• DATA LINES:
= = = = = = =

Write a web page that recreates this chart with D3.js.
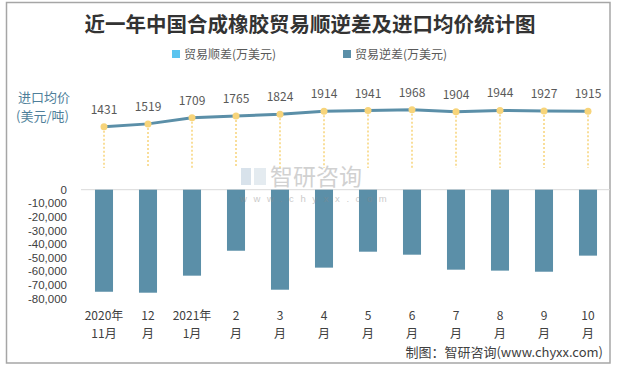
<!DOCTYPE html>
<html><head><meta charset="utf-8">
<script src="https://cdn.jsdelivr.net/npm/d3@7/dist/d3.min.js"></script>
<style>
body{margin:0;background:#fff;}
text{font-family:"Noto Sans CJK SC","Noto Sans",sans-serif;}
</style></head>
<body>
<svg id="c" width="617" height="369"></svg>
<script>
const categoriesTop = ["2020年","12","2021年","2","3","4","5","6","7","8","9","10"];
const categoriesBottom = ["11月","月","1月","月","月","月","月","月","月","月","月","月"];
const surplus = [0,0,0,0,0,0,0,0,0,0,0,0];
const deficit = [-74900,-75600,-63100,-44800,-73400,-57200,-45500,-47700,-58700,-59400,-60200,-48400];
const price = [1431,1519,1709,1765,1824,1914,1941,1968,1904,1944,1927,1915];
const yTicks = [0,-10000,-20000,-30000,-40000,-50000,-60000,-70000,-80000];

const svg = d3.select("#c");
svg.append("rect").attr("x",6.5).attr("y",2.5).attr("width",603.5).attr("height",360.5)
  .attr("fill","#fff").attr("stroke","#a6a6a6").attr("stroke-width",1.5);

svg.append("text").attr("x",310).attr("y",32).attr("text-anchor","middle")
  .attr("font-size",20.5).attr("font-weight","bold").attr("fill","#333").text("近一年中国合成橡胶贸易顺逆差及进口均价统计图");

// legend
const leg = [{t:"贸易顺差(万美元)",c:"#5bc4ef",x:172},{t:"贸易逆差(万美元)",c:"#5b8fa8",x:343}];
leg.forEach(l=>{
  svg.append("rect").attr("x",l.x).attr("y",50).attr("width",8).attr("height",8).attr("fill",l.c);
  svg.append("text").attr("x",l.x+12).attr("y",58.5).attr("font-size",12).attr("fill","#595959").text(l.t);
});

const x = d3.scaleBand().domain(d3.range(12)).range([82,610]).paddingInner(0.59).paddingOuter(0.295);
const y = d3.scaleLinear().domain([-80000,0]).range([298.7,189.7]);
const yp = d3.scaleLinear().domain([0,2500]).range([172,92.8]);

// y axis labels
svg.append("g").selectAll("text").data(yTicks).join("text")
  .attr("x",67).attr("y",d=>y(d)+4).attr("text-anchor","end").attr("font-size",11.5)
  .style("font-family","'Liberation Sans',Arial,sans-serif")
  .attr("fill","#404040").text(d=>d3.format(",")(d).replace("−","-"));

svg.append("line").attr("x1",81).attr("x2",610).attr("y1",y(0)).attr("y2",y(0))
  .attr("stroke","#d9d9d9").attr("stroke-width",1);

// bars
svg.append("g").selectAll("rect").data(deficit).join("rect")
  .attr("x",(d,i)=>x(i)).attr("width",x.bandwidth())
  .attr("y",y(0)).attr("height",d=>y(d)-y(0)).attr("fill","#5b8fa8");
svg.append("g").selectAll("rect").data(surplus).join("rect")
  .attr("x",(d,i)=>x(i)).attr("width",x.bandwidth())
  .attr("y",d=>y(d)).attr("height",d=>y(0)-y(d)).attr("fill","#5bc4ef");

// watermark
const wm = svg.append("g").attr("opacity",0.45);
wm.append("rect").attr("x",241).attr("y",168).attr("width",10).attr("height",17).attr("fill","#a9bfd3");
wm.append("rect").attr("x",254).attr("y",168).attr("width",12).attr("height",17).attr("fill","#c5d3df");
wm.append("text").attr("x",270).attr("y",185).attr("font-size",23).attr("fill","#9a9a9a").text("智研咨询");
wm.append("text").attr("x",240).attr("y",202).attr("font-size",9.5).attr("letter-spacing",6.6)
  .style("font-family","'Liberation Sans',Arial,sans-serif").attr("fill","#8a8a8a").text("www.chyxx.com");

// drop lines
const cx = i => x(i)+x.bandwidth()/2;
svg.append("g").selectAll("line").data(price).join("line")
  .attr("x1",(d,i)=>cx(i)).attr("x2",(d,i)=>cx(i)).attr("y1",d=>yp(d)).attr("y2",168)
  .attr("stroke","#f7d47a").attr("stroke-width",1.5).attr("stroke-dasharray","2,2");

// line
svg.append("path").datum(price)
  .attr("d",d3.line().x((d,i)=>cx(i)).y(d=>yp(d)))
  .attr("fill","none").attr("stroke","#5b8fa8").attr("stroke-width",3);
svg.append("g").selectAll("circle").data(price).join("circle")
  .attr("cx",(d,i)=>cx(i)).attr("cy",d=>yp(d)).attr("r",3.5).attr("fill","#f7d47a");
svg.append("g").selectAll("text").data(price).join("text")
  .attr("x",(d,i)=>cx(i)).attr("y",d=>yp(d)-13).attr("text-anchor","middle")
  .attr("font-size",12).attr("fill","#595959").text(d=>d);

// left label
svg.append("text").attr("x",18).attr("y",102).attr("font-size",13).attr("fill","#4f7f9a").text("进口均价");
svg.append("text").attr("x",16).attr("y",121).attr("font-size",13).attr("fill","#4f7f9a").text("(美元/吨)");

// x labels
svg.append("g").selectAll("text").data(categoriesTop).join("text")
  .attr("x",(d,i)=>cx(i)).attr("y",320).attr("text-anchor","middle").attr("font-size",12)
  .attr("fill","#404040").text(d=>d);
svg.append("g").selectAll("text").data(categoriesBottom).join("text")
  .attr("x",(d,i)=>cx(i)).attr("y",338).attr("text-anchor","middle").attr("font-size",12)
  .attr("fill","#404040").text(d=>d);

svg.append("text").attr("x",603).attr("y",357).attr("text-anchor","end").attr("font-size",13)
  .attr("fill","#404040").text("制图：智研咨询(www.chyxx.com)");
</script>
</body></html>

= = = = = = =

With the pictures left out, transcribe the material exactly.

Write a web page that recreates this chart with D3.js.
<!DOCTYPE html>
<html><head><meta charset="utf-8">
<script src="https://cdn.jsdelivr.net/npm/d3@7/dist/d3.min.js"></script>
<style>
body{margin:0;background:#fff;}
text{font-family:"Noto Sans CJK SC","Noto Sans",sans-serif;}
</style></head>
<body>
<svg id="c" width="617" height="369"></svg>
<script>
const categoriesTop = ["2020年","12","2021年","2","3","4","5","6","7","8","9","10"];
const categoriesBottom = ["11月","月","1月","月","月","月","月","月","月","月","月","月"];
const surplus = [0,0,0,0,0,0,0,0,0,0,0,0];
const deficit = [-74900,-75600,-63100,-44800,-73400,-57200,-45500,-47700,-58700,-59400,-60200,-48400];
const price = [1431,1519,1709,1765,1824,1914,1941,1968,1904,1944,1927,1915];
const yTicks = [0,-10000,-20000,-30000,-40000,-50000,-60000,-70000,-80000];

const svg = d3.select("#c");
svg.append("rect").attr("x",6.5).attr("y",2.5).attr("width",603.5).attr("height",360.5)
  .attr("fill","#fff").attr("stroke","#a6a6a6").attr("stroke-width",1.5);

svg.append("text").attr("x",310).attr("y",32).attr("text-anchor","middle")
  .attr("font-size",20.5).attr("font-weight","bold").attr("fill","#333").text("近一年中国合成橡胶贸易顺逆差及进口均价统计图");

// legend
const leg = [{t:"贸易顺差(万美元)",c:"#5bc4ef",x:172},{t:"贸易逆差(万美元)",c:"#5b8fa8",x:343}];
leg.forEach(l=>{
  svg.append("rect").attr("x",l.x).attr("y",50).attr("width",8).attr("height",8).attr("fill",l.c);
  svg.append("text").attr("x",l.x+12).attr("y",58.5).attr("font-size",12).attr("fill","#595959").text(l.t);
});

const x = d3.scaleBand().domain(d3.range(12)).range([82,610]).paddingInner(0.59).paddingOuter(0.295);
const y = d3.scaleLinear().domain([-80000,0]).range([298.7,189.7]);
const yp = d3.scaleLinear().domain([0,2500]).range([172,92.8]);

// y axis labels
svg.append("g").selectAll("text").data(yTicks).join("text")
  .attr("x",67).attr("y",d=>y(d)+4).attr("text-anchor","end").attr("font-size",11.5)
  .style("font-family","'Liberation Sans',Arial,sans-serif")
  .attr("fill","#404040").text(d=>d3.format(",")(d).replace("−","-"));

svg.append("line").attr("x1",81).attr("x2",610).attr("y1",y(0)).attr("y2",y(0))
  .attr("stroke","#d9d9d9").attr("stroke-width",1);

// bars
svg.append("g").selectAll("rect").data(deficit).join("rect")
  .attr("x",(d,i)=>x(i)).attr("width",x.bandwidth())
  .attr("y",y(0)).attr("height",d=>y(d)-y(0)).attr("fill","#5b8fa8");
svg.append("g").selectAll("rect").data(surplus).join("rect")
  .attr("x",(d,i)=>x(i)).attr("width",x.bandwidth())
  .attr("y",d=>y(d)).attr("height",d=>y(0)-y(d)).attr("fill","#5bc4ef");

// watermark
const wm = svg.append("g").attr("opacity",0.45);
wm.append("rect").attr("x",241).attr("y",168).attr("width",10).attr("height",17).attr("fill","#a9bfd3");
wm.append("rect").attr("x",254).attr("y",168).attr("width",12).attr("height",17).attr("fill","#c5d3df");
wm.append("text").attr("x",270).attr("y",185).attr("font-size",23).attr("fill","#9a9a9a").text("智研咨询");
wm.append("text").attr("x",240).attr("y",202).attr("font-size",9.5).attr("letter-spacing",6.6)
  .style("font-family","'Liberation Sans',Arial,sans-serif").attr("fill","#8a8a8a").text("www.chyxx.com");

// drop lines
const cx = i => x(i)+x.bandwidth()/2;
svg.append("g").selectAll("line").data(price).join("line")
  .attr("x1",(d,i)=>cx(i)).attr("x2",(d,i)=>cx(i)).attr("y1",d=>yp(d)).attr("y2",168)
  .attr("stroke","#f7d47a").attr("stroke-width",1.5).attr("stroke-dasharray","2,2");

// line
svg.append("path").datum(price)
  .attr("d",d3.line().x((d,i)=>cx(i)).y(d=>yp(d)))
  .attr("fill","none").attr("stroke","#5b8fa8").attr("stroke-width",3);
svg.append("g").selectAll("circle").data(price).join("circle")
  .attr("cx",(d,i)=>cx(i)).attr("cy",d=>yp(d)).attr("r",3.5).attr("fill","#f7d47a");
svg.append("g").selectAll("text").data(price).join("text")
  .attr("x",(d,i)=>cx(i)).attr("y",d=>yp(d)-13).attr("text-anchor","middle")
  .attr("font-size",12).attr("fill","#595959").text(d=>d);

// left label
svg.append("text").attr("x",18).attr("y",102).attr("font-size",13).attr("fill","#4f7f9a").text("进口均价");
svg.append("text").attr("x",16).attr("y",121).attr("font-size",13).attr("fill","#4f7f9a").text("(美元/吨)");

// x labels
svg.append("g").selectAll("text").data(categoriesTop).join("text")
  .attr("x",(d,i)=>cx(i)).attr("y",320).attr("text-anchor","middle").attr("font-size",12)
  .attr("fill","#404040").text(d=>d);
svg.append("g").selectAll("text").data(categoriesBottom).join("text")
  .attr("x",(d,i)=>cx(i)).attr("y",338).attr("text-anchor","middle").attr("font-size",12)
  .attr("fill","#404040").text(d=>d);

svg.append("text").attr("x",603).attr("y",357).attr("text-anchor","end").attr("font-size",13)
  .attr("fill","#404040").text("制图：智研咨询(www.chyxx.com)");
</script>
</body></html>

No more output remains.